After working on the glossary for ten years, the IWF had managed to identify 450 problematic words—but that number has ballooned over the past couple of weeks. The charity deployed machine learning techniques and an intelligent crawler to comb the web for language used by online predators—a strategy which has seen more than 3,500 new entries added to the IWF’s list.

British startup SafeToNet, meanwhile, uses machine learning to spot problematic behaviors in children’s online activities. It operates on a three-strike system—first warning young users and trying to steer them clear of inappropriate behavior, and only intervening more directly when needed to protect the child, for example by remotely turning off a device’s camera to stop children from sending an inappropriate photo of themselves to a stranger.

Tech’s biggest names are getting on the AI-assisted online safety bandwagon, too.
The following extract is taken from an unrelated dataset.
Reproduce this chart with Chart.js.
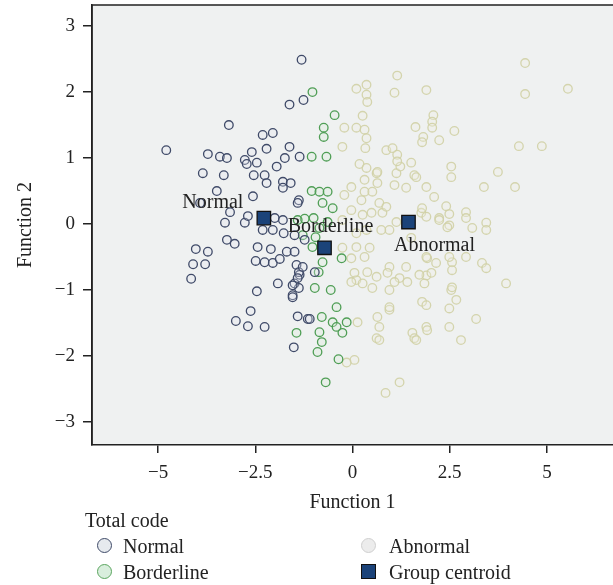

Tech giant Microsoft recently rolled out Artemis, an automated tool which can identify patterns in how online predators communicate with young people. Artemis was trained on Microsoft products including gaming platform Xbox Live and chat app Skype, and Microsoft is now licensing it to other companies for free.

Like any AI system, human moderation is essential—if Artemis identifies a conversation as having a particularly high risk of child exploitation, human moderators at Microsoft take a second look. If they agree that the conversation is problematic, they will tip off law enforcement bodies and the NCMEC.

While these AI-based tools have revolutionized the fight against online child exploitation, one of the best ways to keep young people safe online is one of the most low-tech. Teaching children best practices about online safety can pay huge dividends. Google, for example, has developed a complete curriculum, called “Be Internet Awesome,” aimed at teaching school-age children how to protect themselves online.

Even before the current public health crisis, young people were spending an average of 40 hours a week online. With virtual playdates, online lessons, and long-distance friendships a vital part of keeping life as normal as possible in quarantine, these initiatives to help stamp out child exploitation will be more vital than ever.